_Directions for this task_. Omit all pictures, then retype the data exactly as given.

━━━━━━━━━━━━━━━━━━━━

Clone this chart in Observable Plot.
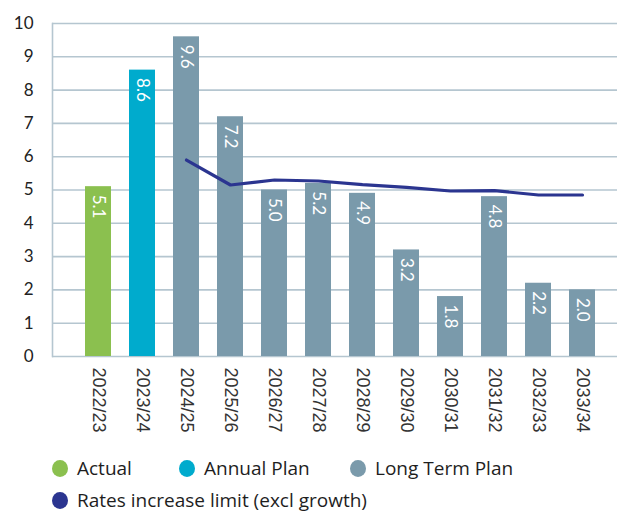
<!DOCTYPE html>
<html>
<head>
<meta charset="utf-8">
<script src="https://cdn.jsdelivr.net/npm/d3@7"></script>
<script src="https://cdn.jsdelivr.net/npm/@observablehq/plot@0.6"></script>
<style>
  html, body { margin: 0; padding: 0; background: #fff; }
  #wrap { width: 617px; height: 513px; position: relative; overflow: hidden; }
  #legend { position: relative; height: 68px; font-family: "Open Sans", "Noto Sans", sans-serif; font-size: 19px; line-height: 22px; color: #1e1e1e; }
  .item { position: absolute; display: flex; align-items: center; white-space: nowrap; }
  .dot { width: 16px; height: 17px; border-radius: 50%; margin-right: 9px; }
</style>
</head>
<body>
<div id="wrap">
  <div id="chart"></div>
  <div id="legend"></div>
</div>
<script>
const years = ["2022/23","2023/24","2024/25","2025/26","2026/27","2027/28","2028/29","2029/30","2030/31","2031/32","2032/33","2033/34"];
const values = [5.1, 8.6, 9.6, 7.2, 5.0, 5.2, 4.9, 3.2, 1.8, 4.8, 2.2, 2.0];
const labels = ["5.1","8.6","9.6","7.2","5.0","5.2","4.9","3.2","1.8","4.8","2.2","2.0"];
const types = ["Actual","Annual Plan","Long Term Plan","Long Term Plan","Long Term Plan","Long Term Plan","Long Term Plan","Long Term Plan","Long Term Plan","Long Term Plan","Long Term Plan","Long Term Plan"];
const limitYears = ["2024/25","2025/26","2026/27","2027/28","2028/29","2029/30","2030/31","2031/32","2032/33","2033/34"];
const limitValues = [5.9, 5.15, 5.3, 5.27, 5.16, 5.08, 4.97, 4.98, 4.85, 4.85];
const yTicks = [0,1,2,3,4,5,6,7,8,9,10];
const legendNames = ["Actual","Annual Plan","Long Term Plan","Rates increase limit (excl growth)"];
const legendColors = ["#8bc04f","#00abcd","#7a9aab","#2b3590"];

const bars = years.map((y, i) => ({year: y, value: values[i], label: labels[i], type: types[i]}));
const limit = limitYears.map((y, i) => ({year: y, value: limitValues[i]}));

const chart = Plot.plot({
  width: 617,
  height: 445,
  marginLeft: 52,
  marginRight: 0,
  marginTop: 23,
  marginBottom: 89,
  style: {background: "transparent"},
  x: {domain: years, range: [76, 604], paddingInner: 0.41, paddingOuter: 0.205, label: null},
  y: {domain: [0, 10], label: null},
  color: {domain: legendNames.slice(0, 3), range: legendColors.slice(0, 3)},
  marks: [
    Plot.ruleY(yTicks, {stroke: "#b5c6d0", strokeWidth: 1.6}),
    Plot.frame({anchor: "left", stroke: "#b5c6d0", strokeWidth: 1.6}),
    Plot.axisY(yTicks, {tickSize: 0, tickPadding: 19, fontSize: 17, fill: "#222", fontFamily: "Lato, sans-serif", label: null}),
    Plot.axisX({tickSize: 0, tickPadding: 11, tickRotate: 90, textAnchor: "start", fontSize: 18, fill: "#333", fontFamily: "Liberation Sans, Arial, sans-serif", label: null}),
    Plot.barY(bars, {x: "year", y: "value", fill: "type"}),
    Plot.text(bars, {x: "year", y: "value", text: "label", rotate: 90, textAnchor: "start", lineAnchor: "middle", dy: 8, fill: "white", fontSize: 17, fontFamily: "Lato, sans-serif"}),
    Plot.lineY(limit, {x: "year", y: "value", stroke: "#2b3590", strokeWidth: 3.2})
  ]
});
document.getElementById("chart").appendChild(chart);

const legend = document.getElementById("legend");
const pos = [[52, 23], [179, 23], [350, 23], [52, 55]];
legendNames.forEach((name, i) => {
  const it = document.createElement("div");
  it.className = "item";
  it.style.left = pos[i][0] + "px";
  it.style.top = (pos[i][1] - 11) + "px";
  it.style.height = "22px";
  const d = document.createElement("span");
  d.className = "dot";
  d.style.background = legendColors[i];
  const t = document.createElement("span");
  t.textContent = name;
  it.appendChild(d);
  it.appendChild(t);
  legend.appendChild(it);
});
</script>
</body>
</html>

━━━━━━━━━━━━━━━━━━━━

_Result of this task_.
Clone this chart in Observable Plot.
<!DOCTYPE html>
<html>
<head>
<meta charset="utf-8">
<script src="https://cdn.jsdelivr.net/npm/d3@7"></script>
<script src="https://cdn.jsdelivr.net/npm/@observablehq/plot@0.6"></script>
<style>
  html, body { margin: 0; padding: 0; background: #fff; }
  #wrap { width: 617px; height: 513px; position: relative; overflow: hidden; }
  #legend { position: relative; height: 68px; font-family: "Open Sans", "Noto Sans", sans-serif; font-size: 19px; line-height: 22px; color: #1e1e1e; }
  .item { position: absolute; display: flex; align-items: center; white-space: nowrap; }
  .dot { width: 16px; height: 17px; border-radius: 50%; margin-right: 9px; }
</style>
</head>
<body>
<div id="wrap">
  <div id="chart"></div>
  <div id="legend"></div>
</div>
<script>
const years = ["2022/23","2023/24","2024/25","2025/26","2026/27","2027/28","2028/29","2029/30","2030/31","2031/32","2032/33","2033/34"];
const values = [5.1, 8.6, 9.6, 7.2, 5.0, 5.2, 4.9, 3.2, 1.8, 4.8, 2.2, 2.0];
const labels = ["5.1","8.6","9.6","7.2","5.0","5.2","4.9","3.2","1.8","4.8","2.2","2.0"];
const types = ["Actual","Annual Plan","Long Term Plan","Long Term Plan","Long Term Plan","Long Term Plan","Long Term Plan","Long Term Plan","Long Term Plan","Long Term Plan","Long Term Plan","Long Term Plan"];
const limitYears = ["2024/25","2025/26","2026/27","2027/28","2028/29","2029/30","2030/31","2031/32","2032/33","2033/34"];
const limitValues = [5.9, 5.15, 5.3, 5.27, 5.16, 5.08, 4.97, 4.98, 4.85, 4.85];
const yTicks = [0,1,2,3,4,5,6,7,8,9,10];
const legendNames = ["Actual","Annual Plan","Long Term Plan","Rates increase limit (excl growth)"];
const legendColors = ["#8bc04f","#00abcd","#7a9aab","#2b3590"];

const bars = years.map((y, i) => ({year: y, value: values[i], label: labels[i], type: types[i]}));
const limit = limitYears.map((y, i) => ({year: y, value: limitValues[i]}));

const chart = Plot.plot({
  width: 617,
  height: 445,
  marginLeft: 52,
  marginRight: 0,
  marginTop: 23,
  marginBottom: 89,
  style: {background: "transparent"},
  x: {domain: years, range: [76, 604], paddingInner: 0.41, paddingOuter: 0.205, label: null},
  y: {domain: [0, 10], label: null},
  color: {domain: legendNames.slice(0, 3), range: legendColors.slice(0, 3)},
  marks: [
    Plot.ruleY(yTicks, {stroke: "#b5c6d0", strokeWidth: 1.6}),
    Plot.frame({anchor: "left", stroke: "#b5c6d0", strokeWidth: 1.6}),
    Plot.axisY(yTicks, {tickSize: 0, tickPadding: 19, fontSize: 17, fill: "#222", fontFamily: "Lato, sans-serif", label: null}),
    Plot.axisX({tickSize: 0, tickPadding: 11, tickRotate: 90, textAnchor: "start", fontSize: 18, fill: "#333", fontFamily: "Liberation Sans, Arial, sans-serif", label: null}),
    Plot.barY(bars, {x: "year", y: "value", fill: "type"}),
    Plot.text(bars, {x: "year", y: "value", text: "label", rotate: 90, textAnchor: "start", lineAnchor: "middle", dy: 8, fill: "white", fontSize: 17, fontFamily: "Lato, sans-serif"}),
    Plot.lineY(limit, {x: "year", y: "value", stroke: "#2b3590", strokeWidth: 3.2})
  ]
});
document.getElementById("chart").appendChild(chart);

const legend = document.getElementById("legend");
const pos = [[52, 23], [179, 23], [350, 23], [52, 55]];
legendNames.forEach((name, i) => {
  const it = document.createElement("div");
  it.className = "item";
  it.style.left = pos[i][0] + "px";
  it.style.top = (pos[i][1] - 11) + "px";
  it.style.height = "22px";
  const d = document.createElement("span");
  d.className = "dot";
  d.style.background = legendColors[i];
  const t = document.createElement("span");
  t.textContent = name;
  it.appendChild(d);
  it.appendChild(t);
  legend.appendChild(it);
});
</script>
</body>
</html>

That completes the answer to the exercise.